Looking into this, I it seems like this mostly happens right after the connection is established as the peer doesn’t have enough tokens. The following log snippet contains
an example:
04:12:02 [net] Added connection to [redacted] peer=1234
...
04:12:03 [net] Received addr: 1 addresses (1 processed, 0 rate-limited) from peer=1234
04:12:34 [net] Received addr: 4 addresses (3 processed, 1 rate-limited) from peer=1234
04:13:09 [net] Received addr: 2 addresses (2 processed, 0 rate-limited) from peer=1234
The peer starts with token=1 and uses one for its self-announcement at 04:12:03. Until the next addr message arrives at 04:12:34, it re-gains 3 tokens and uses them, however, the fourth address in this addr message is rate-limited. At 04:13:09, the peer has token=3 and uses 2.

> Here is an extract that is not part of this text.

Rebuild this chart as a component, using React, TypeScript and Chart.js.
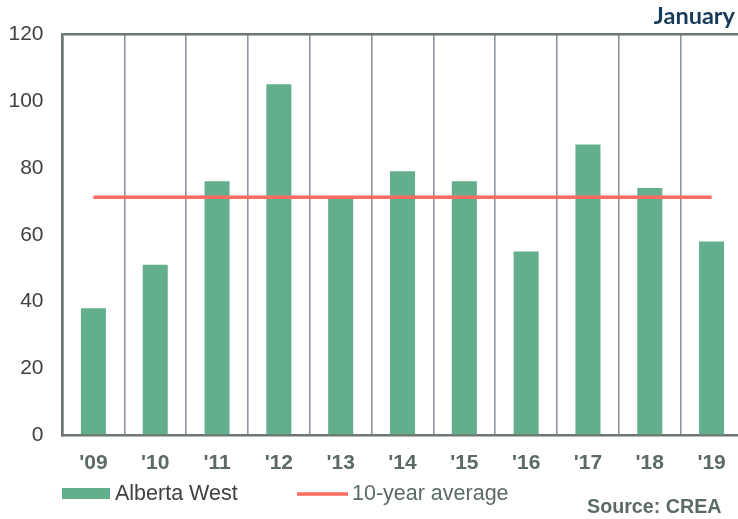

Analyzing logs by sampling from multiple nodes over a time-span of 3 days, it becomes visible that starting with 5 tokens (red step line) rather than 1 token (black step line) and keeping the same rate of 1 new token every 10 seconds would help to drastically reduce false-positives.
why would an entry get rate-limited with 999 entries? Buggy peer? Why would we be receiving 833, 995, 998, or 999 entries in a single message instead of just 1,000 every time?

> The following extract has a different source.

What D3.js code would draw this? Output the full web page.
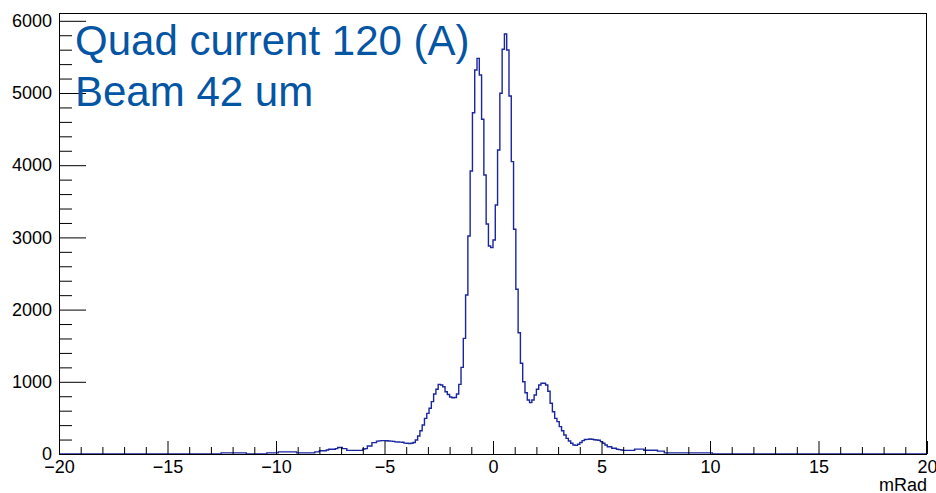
<!DOCTYPE html>
<html>
<head>
<meta charset="utf-8">
<script src="https://cdn.jsdelivr.net/npm/d3@7"></script>
<style>
  body { margin: 0; background: #fff; }
  svg { display: block; font-family: "Liberation Sans", Arial, sans-serif; }
</style>
</head>
<body>
<svg id="chart" width="936" height="493"></svg>
<script>
// histogram: 380 bins from -20 to 20 mRad, counts start at bin 71
const xMin = -20, xMax = 20, nBins = 380
const firstBin = 71
const counts = [
  15, 15, 15, 15, 15, 15, 15, 15, 15, 15, 15,
  0, 0, 0, 0, 0, 0, 0, 0, 0,
  15, 15, 15, 15, 15,
  30, 30, 30, 30, 30, 30, 30, 30,
  15, 15, 15, 15, 15, 15, 15, 15,
  30, 30, 45, 45, 45, 55, 65, 65, 65, 75, 90, 90, 75, 75,
  50, 50, 50, 50, 50, 50, 50, 70, 75, 110, 110, 157, 157,
  178, 182, 185, 185, 183, 180, 178, 175,
  168, 166, 164, 162, 150, 148, 146, 148, 160,
  194, 249, 323, 402, 494, 563, 633, 725, 831, 896,
  965, 955, 932, 863, 825, 790, 780, 782, 831, 965,
  1200, 1602, 2202, 3019, 3920, 4727, 5319, 5480, 5249, 4636,
  3864, 3186, 2880, 2858, 2964, 3449, 4211, 4996, 5605, 5817,
  5596, 4958, 4049, 3112, 2281, 1680, 1256, 1001, 849, 748,
  711, 748, 817, 896, 955, 979, 980, 955, 870, 702,
  586, 494, 448, 379, 323, 263, 217, 180, 148, 125,
  120, 135, 160, 185, 200, 203, 208, 205, 198, 194,
  190, 171, 148, 125, 101, 101, 79, 79, 65, 60,
  55, 50, 50, 50, 50, 50, 68, 68, 68, 68,
  52, 52, 52, 52, 52, 52, 40, 40, 40,
  15, 15, 15, 15, 15, 15, 15, 15, 15, 15,
  15, 15, 15, 15, 15, 15, 15, 15, 15, 15, 15
]
const yMax = 6108
const xTicks = [-20, -15, -10, -5, 0, 5, 10, 15, 20]
const yTicks = [0, 1000, 2000, 3000, 4000, 5000, 6000]
const titleLines = ['Quad current 120 (A)', 'Beam 42 um']
const xTitle = 'mRad'

const svg = d3.select('#chart')
const frame = { left: 59, right: 927, top: 13, bottom: 454 }

const x = d3.scaleLinear().domain([xMin, xMax]).range([frame.left, frame.right])
const y = d3.scaleLinear().domain([0, yMax]).range([frame.bottom, frame.top])

// full bin list, zero outside the filled range
const binW = (xMax - xMin) / nBins
const bins = d3.range(nBins).map((i) => {
    const j = i - firstBin
    return { x0: xMin + i * binW, v: j >= 0 && j < counts.length ? counts[j] : 0 }
})
bins.push({ x0: xMax, v: bins[bins.length - 1].v })

const line = d3.line()
    .x((d) => x(d.x0))
    .y((d) => y(d.v))
    .curve(d3.curveStepAfter)

svg.append('path')
    .datum(bins)
    .attr('fill', 'none')
    .attr('stroke', '#1a26a0')
    .attr('stroke-width', 1.4)
    .attr('d', line)

// axes, ROOT style ticks inside the frame
const fontSize = 18
const minorX = d3.range(xMin, xMax + 0.001, 1).filter((v) => v % 5 !== 0)
const minorY = d3.range(0, yMax, 200).filter((v) => v % 1000 !== 0)

const gx = svg.append('g').attr('transform', `translate(0,${frame.bottom})`)
gx.call(d3.axisBottom(x).tickValues(xTicks).tickSizeInner(-13).tickSizeOuter(0).tickPadding(6).tickFormat(d3.format('d')))
gx.append('g').call(d3.axisBottom(x).tickValues(minorX).tickSizeInner(-7).tickSizeOuter(0).tickFormat(''))

const gy = svg.append('g').attr('transform', `translate(${frame.left},0)`)
gy.call(d3.axisLeft(y).tickValues(yTicks).tickSizeInner(-27).tickSizeOuter(0).tickPadding(7).tickFormat(d3.format('d')))
gy.append('g').call(d3.axisLeft(y).tickValues(minorY).tickSizeInner(-13).tickSizeOuter(0).tickFormat(''))

svg.selectAll('.domain').remove()
svg.selectAll('.tick line').attr('stroke', '#000').attr('stroke-width', 1)
svg.selectAll('.tick text')
    .attr('font-size', fontSize)
    .attr('font-family', '"Liberation Sans", Arial, sans-serif')
    .attr('fill', '#000')

// frame
svg.append('rect')
    .attr('x', frame.left + 0.5)
    .attr('y', frame.top + 0.5)
    .attr('width', frame.right - frame.left - 1)
    .attr('height', frame.bottom - frame.top)
    .attr('fill', 'none')
    .attr('stroke', '#000')
    .attr('stroke-width', 1)

svg.append('text')
    .attr('x', frame.right)
    .attr('y', 491)
    .attr('text-anchor', 'end')
    .attr('font-size', fontSize)
    .text(xTitle)

svg.append('g')
    .selectAll('text')
    .data(titleLines)
    .join('text')
    .attr('x', 75)
    .attr('y', (d, i) => 55 + i * 51)
    .attr('font-size', 42)
    .attr('fill', '#0455a4')
    .text((d) => d)
</script>
</body>
</html>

Also, I’d expect more than 497 instances of 1,000 entries in ADDR especially when you compare that with the ~1M instances of 1 entry. Especially since we should receive 1,000-entry ADDR message per outbound connection?
Also looked at the interval in which we receive addresses.
I think this is because the exponential timer does not have a cap, so it is possible (but unlikely) for the timer to be way past the 30s mark. I’m wondering if there should be cap for this. There are other places where `rand_exp_duration` is used:
feelers (avg: 2min)
extra-block-relay peer (avg: 5min)
extra-network peer (avg: 5min)
local address broadcast (avg: 24h!)
fee filter (avg: 10min)
The feefilter one could be an issue sometimes if fees are rising or falling and the next broadcast is like an hour (or more) into the future?
This isn’t so unexpected to me. ADDR messages with 1 entry are typically gossip relay of someone’s self-announcement (not necessarily originating from the peer itself), and both inbound and outbound peers can send gossip ADDRs every 30s ( AVG_ADDRESS_BROADCAST_INTERVAL) - we receive a GETADDR answer only once in the lifetime of a connection, and that only with a full outbound peer. Since we don’t make so many new full outbound connections once we have found a stable set of peers (some exceptions such as stale-tip extra outbound every now and then exist) a much higher number of gossip ADDRS makes sense to me.